23 December 2017
Safe Cities Index 2017: Security in a rapidly urbanising world
The paper analyses the results of the 2017 index, both overall and by each of the four categories: digital security, health security, infrastructure security, and personal security. Additional insight into the index results and urban safety, more generally, was gained through interviews with experts.
About the report
The Safe Cities Index 2017 is a report from The Economist Intelligence Unit sponsored by NEC. The report is based on the second iteration of the index, which ranks 60 cities across 49 indicators covering digital security, health security, infrastructure security and personal security.
The 2017 Safe Cities Index retains the four categories of security from the 2015 version— digital, health, infrastructure and physical. However, we have added six new indicators and expanded the index to cover 60 cities, up from 50 in 2015.
The index’s key findings include the following:
- As in 2015, Tokyo tops the overall ranking. The Japanese capital’s strongest performance is in the digital security category while it has risen seven places in the health security category since 2015. However, in infrastructure security, it has fallen out of the top ten, to 12th.
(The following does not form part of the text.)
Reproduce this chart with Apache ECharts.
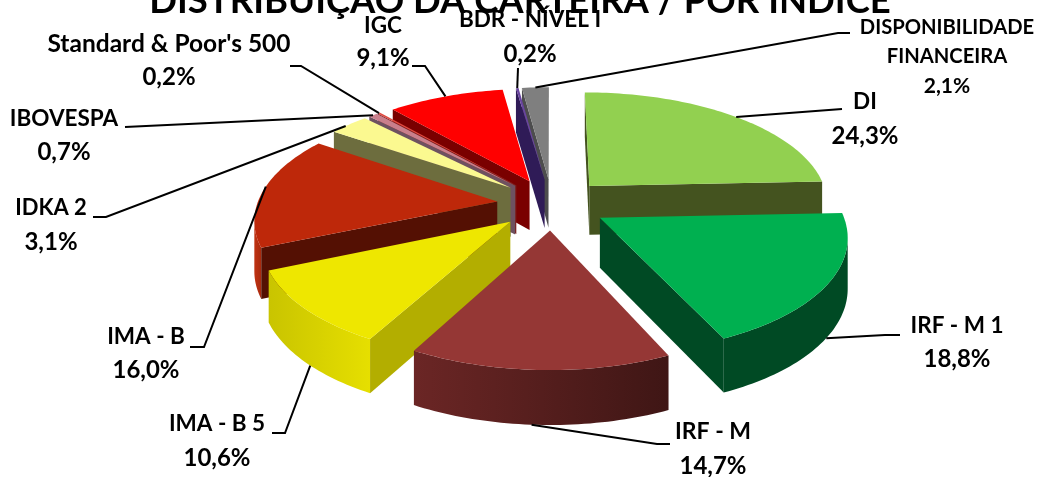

- In many cities, security is falling rather than rising: With two exceptions (Madrid, which is up 13 places and Seoul, up six), cities tend to have fallen in the index since 2015 (for example, New York is down 11 places, Lima is down 13, Johannesburg is down nine, Ho Chi Minh City is down ten and Jakarta is down 13)
- Asian and European cities remain at the top of the index: Of the cities in the top ten positions in the overall index, four are East Asian cities (Tokyo, Singapore, Osaka and Hong Kong), while three (Amsterdam, Stockholm and Zurich) are European.
- Asia and the Middle East and Africa dominate the bottom of the index: Dhaka, Yangon and Karachi are at the bottom of the list. Of the ten cities at the bottom of the overall index, three are in South-east Asia (Manila, Ho Chi Minh City and Jakarta), two are in South Asia (Dhaka and Karachi) and two are in the Middle East and Africa (Cairo and Tehran).
- Security remains closely linked to wealth but the rankings of high-income cities are falling: While cities in developed economies dominate the top half of the index (with the lower half dominated by cities in poorer countries), of the 14 cities in high-income countries, the rankings of ten have fallen since 2015.
- Income is not the only factor governing city performance on security: Most of the cities in the top ten of the index are high-income or upper middle-income cities. However, two high-income cities in the Middle East (Jeddah and Riyadh) fall below position 40 in the index.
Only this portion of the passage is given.